Trumped Up student debt? Not quite yet

In this Nov. 7, 2016 file photo, Donald Trump arrives to speak at a campaign rally in Sarasota, Fla. (AP Photo/ Evan Vucci, File)

When President-elect Donald Trump assumes office on Jan. 20, 2017, many college students, alumni and faculty across the United States will pay close attention to how his administration handles the nation’s student debt crisis, which now stands at roughly $1.3 trillion, according to U.S. News & World Report.

Trump’s proposals include capping student loan repayments at 12.5 percent of discretionary income, with student loans being forgiven after 15 years of repayment. Existing programs cap student loan repayment at 10 to 15 percent of discretionary income with loan forgiveness after 20 years of repayment, according to Forbes.com.

What is unclear about this portion of his proposal is whether it is meant only for existing borrowers, since Trump’s campaign had said he wanted to drastically reduce the federal government’s involvement in student lending, according to U.S. News & World Report.   

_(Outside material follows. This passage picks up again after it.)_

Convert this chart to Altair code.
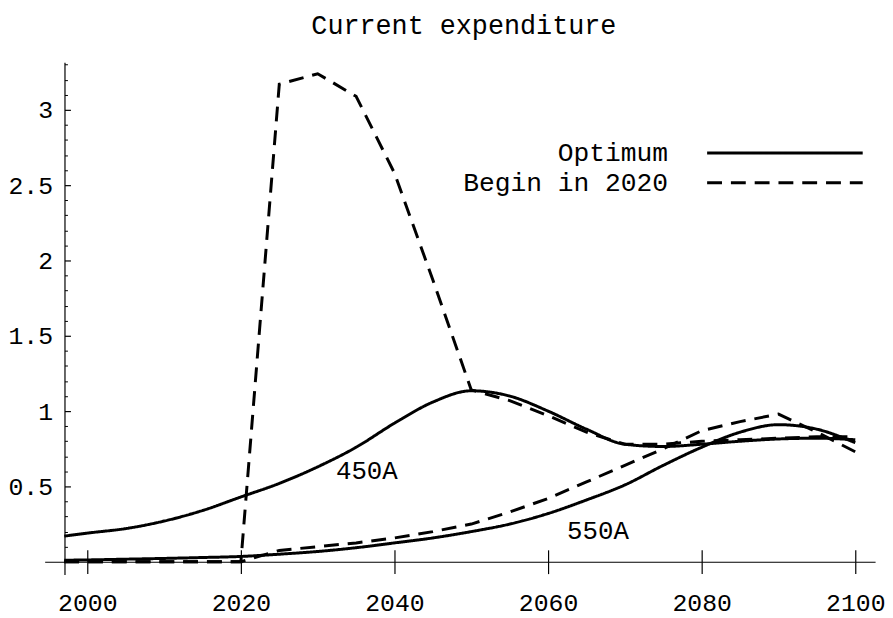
import altair as alt
import pandas as pd

# ---------------- data ----------------
years = [1997, 2000, 2005, 2010, 2015, 2020, 2025, 2030, 2035, 2040, 2045,
         2050, 2055, 2060, 2065, 2070, 2075, 2080, 2085, 2090, 2095, 2100]

optimum_450 = [0.17, 0.19, 0.22, 0.27, 0.34, 0.43, 0.52, 0.63, 0.76, 0.92, 1.06,
               1.135, 1.10, 1.00, 0.88, 0.78, 0.765, 0.78, 0.80, 0.815, 0.82, 0.81]
begin_450 = [0.0, 0.0, 0.0, 0.0, 0.0, 0.0, 3.17, 3.24, 3.09, 2.58, 1.87,
             1.14, 1.07, 0.97, 0.86, 0.78, 0.78, 0.80, 0.81, 0.82, 0.83, 0.83]
optimum_550 = [0.01, 0.012, 0.017, 0.022, 0.028, 0.035, 0.05, 0.068, 0.093, 0.125, 0.158,
               0.20, 0.25, 0.32, 0.41, 0.51, 0.64, 0.76, 0.86, 0.91, 0.88, 0.79]
begin_550 = [0.0, 0.0, 0.0, 0.0, 0.0, 0.0, 0.075, 0.10, 0.125, 0.158, 0.20,
             0.25, 0.33, 0.42, 0.53, 0.64, 0.75, 0.87, 0.93, 0.98, 0.86, 0.73]

scenarios = ["Optimum", "Begin in 2020"]
cases = ["450A", "550A"]

label_text = ["450A", "550A"]
label_year = [2036.4, 2066.5]
label_value = [0.605, 0.204]

x_major = [2000, 2020, 2040, 2060, 2080, 2100]
y_major = [0.5, 1.0, 1.5, 2.0, 2.5, 3.0]
y_minor = [round(v / 10, 1) for v in range(1, 34) if v % 5 != 0]

# ---------------- tables ----------------
rows = []
for scen, case, vals in [("Optimum", "450A", optimum_450), ("Begin in 2020", "450A", begin_450),
                         ("Optimum", "550A", optimum_550), ("Begin in 2020", "550A", begin_550)]:
    for yr, v in zip(years, vals):
        rows.append({"year": yr, "value": v, "scenario": scen, "case": case})
df = pd.DataFrame(rows)
labels_df = pd.DataFrame({"text": label_text, "year": label_year, "value": label_value})

FONT = "Liberation Mono"
xscale = alt.Scale(domain=[1994.45, 2102.58], nice=False, zero=False)
yscale = alt.Scale(domain=[-0.0855, 3.316], nice=False, zero=False)


def make_legend(y):
    return alt.Legend(
        title=None, orient="none", legendX=667, legendY=y, padding=0,
        symbolType="stroke", symbolSize=24649, symbolStrokeWidth=3,
        symbolStrokeColor="black",
        labelFont=FONT, labelFontSize=26.5, labelColor="black", labelAlign="right",
        labelBaseline="middle", labelOffset={"expr": "-198"}, labelLimit=400,
    )


x_main = alt.Axis(orient="bottom", offset={"expr": "-13"}, values=x_major, format="d", tickSize=12,
                  labelPadding=17, grid=False, title=None, labelFont=FONT, labelFontSize=25,
                  labelColor="black", domainColor="black", tickColor="black",
                  domainWidth=1.2, tickWidth=1.2, labelFlush=False)
y_main = alt.Axis(orient="left", offset={"expr": "-20"}, values=y_major, format="~g", ticks=False,
                  tickSize=0, labelPadding=12, grid=False, title=None, labelFont=FONT,
                  labelFontSize=25, labelColor="black", domainColor="black",
                  domainWidth=1.2, labelFlush=False)

opt_lines = alt.Chart(df).transform_filter(alt.datum.scenario == "Optimum").mark_line(
    interpolate="monotone", strokeWidth=3, color="black"
).encode(
    x=alt.X("year:Q", scale=xscale, axis=x_main),
    y=alt.Y("value:Q", scale=yscale, axis=y_main),
    strokeDash=alt.StrokeDash("scenario:N",
                              scale=alt.Scale(domain=[scenarios[0]], range=[[1, 0]]),
                              legend=make_legend(11.5)),
    detail="case:N",
)

begin_lines = alt.Chart(df).transform_filter(alt.datum.scenario == "Begin in 2020").mark_line(
    strokeWidth=3, color="black"
).encode(
    x=alt.X("year:Q", scale=xscale, axis=None),
    y=alt.Y("value:Q", scale=yscale, axis=None),
    strokeDash=alt.StrokeDash("scenario:N",
                              scale=alt.Scale(domain=[scenarios[1]], range=[[15, 9]]),
                              legend=make_legend(41.5)),
    detail="case:N",
)

x_inner = alt.Chart(df).mark_point(opacity=0, size=0).encode(
    x=alt.X("year:Q", scale=xscale, axis=alt.Axis(
        orient="bottom", offset={"expr": "-25"}, values=x_major, tickSize=12, labels=False,
        domain=False, grid=False, title=None, tickColor="black", tickWidth=1.2)),
    y=alt.Y("value:Q", scale=yscale, axis=None),
)

y_major_ticks = alt.Chart(df).mark_point(opacity=0, size=0).encode(
    x=alt.X("year:Q", scale=xscale, axis=None),
    y=alt.Y("value:Q", scale=yscale, axis=alt.Axis(
        orient="left", offset={"expr": "-26"}, values=y_major, tickSize=6, labels=False,
        domain=False, grid=False, title=None, tickColor="black", tickWidth=1.2)),
)

y_minor_ticks = alt.Chart(df).mark_point(opacity=0, size=0).encode(
    x=alt.X("year:Q", scale=xscale, axis=None),
    y=alt.Y("value:Q", scale=yscale, axis=alt.Axis(
        orient="left", offset={"expr": "-23"}, values=y_minor, tickSize=3, labels=False,
        domain=False, grid=False, title=None, tickColor="black", tickWidth=1)),
)

texts = alt.Chart(labels_df).mark_text(
    font=FONT, fontSize=26, color="black", align="center", baseline="middle"
).encode(
    x=alt.X("year:Q", scale=xscale, axis=None),
    y=alt.Y("value:Q", scale=yscale, axis=None),
    text="text:N",
)

chart = alt.layer(
    opt_lines, begin_lines, x_inner, y_major_ticks, y_minor_ticks, texts
).resolve_axis(
    x="independent", y="independent"
).resolve_scale(
    strokeDash="independent"
).resolve_legend(
    strokeDash="independent"
).properties(
    width=838, height=517,
    autosize=alt.AutoSizeParams(type="none"),
    padding={"left": 37, "top": 52, "right": 10, "bottom": 40},
    background="white",
    title=alt.TitleParams("Current expenditure", font=FONT, fontSize=27,
                          fontWeight="normal", color="black", anchor="middle",
                          offset=23, dx=4),
).configure_view(stroke=None)

chart.save("out.html", embed_options={"renderer": "svg", "actions": False})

Trump also plans to hold colleges financially accountable if graduates are unable to pay their loans, and to remove the tax-exempt statuses of higher institutions of education if they don’t use their endowment funds to keep student costs down, according to InsideHigherEd.com.

However, these proposals are currently campaign promises with no legislation to back them up, though they do offer insight into what the President-elect could potentially do to change the way higher education is financed in America.

At the University of Connecticut, in-state students face a 31 percent tuition hike over the next four years, according the Hartford Courant. In response, the university will spend $161.6 million in financial aid this year, along with $95.9 million in university-funded grants and scholarships. This represents a $19.6 million and $21.5 million increase, respectively, compared to 2014, UConn Spokesperson Stephanie Reitz said.

University-funded support will become increasingly important within the coming years as the state continues to face massive budget deficits, Connecticut State Rep. Whit Betts (R-78) said.

“Given the projected state budget deficit of more than $2.5 billion over the next two years, I don't believe state government has the financial resources to increase funding for student scholarships or its financial support to UConn,” Betts said. “However, the state legislature could help drive down the costs of education by voting to eliminate expensive, unfunded state mandates imposed on UConn. It is important to also recognize that the President and the Board of Trustees at UConn also have the ability to reduce the cost of education, and I anticipate they will take steps to achieve this goal.”

Connecticut Rep. Joe Courtney (D-2) has taken strong steps toward passing legislation titled “The Bank on Students Emergency Loan Refinancing Act,” in cooperation with Sen. Elizabeth Warren of Massachusetts.

If passed, this act “will allow graduates to refinance student loans to new lower interest rates – just like they can with home loans, car loans or credit card loans,” Courtney said.

UConn Law Alumnus and Connecticut Sen. Chris Murphy said he recognizes the importance of reducing the burden of student loan debt, noting that the real solution to the debt crisis lies in decreasing the up-front cost of tuition.

“Donald Trump says he wants to reduce the burden of student loan debt. That’s important, but it’s more important to actually force colleges to lower the cost of tuition,” Murphy said. “Until we make college radically cheaper, we’ll never solve the problem.”  

In order to become a self-sustaining university, UConn President Susan Herbst has set a long term goal of growing the university’s endowment to at least $1 billion, according to the Hartford Courant.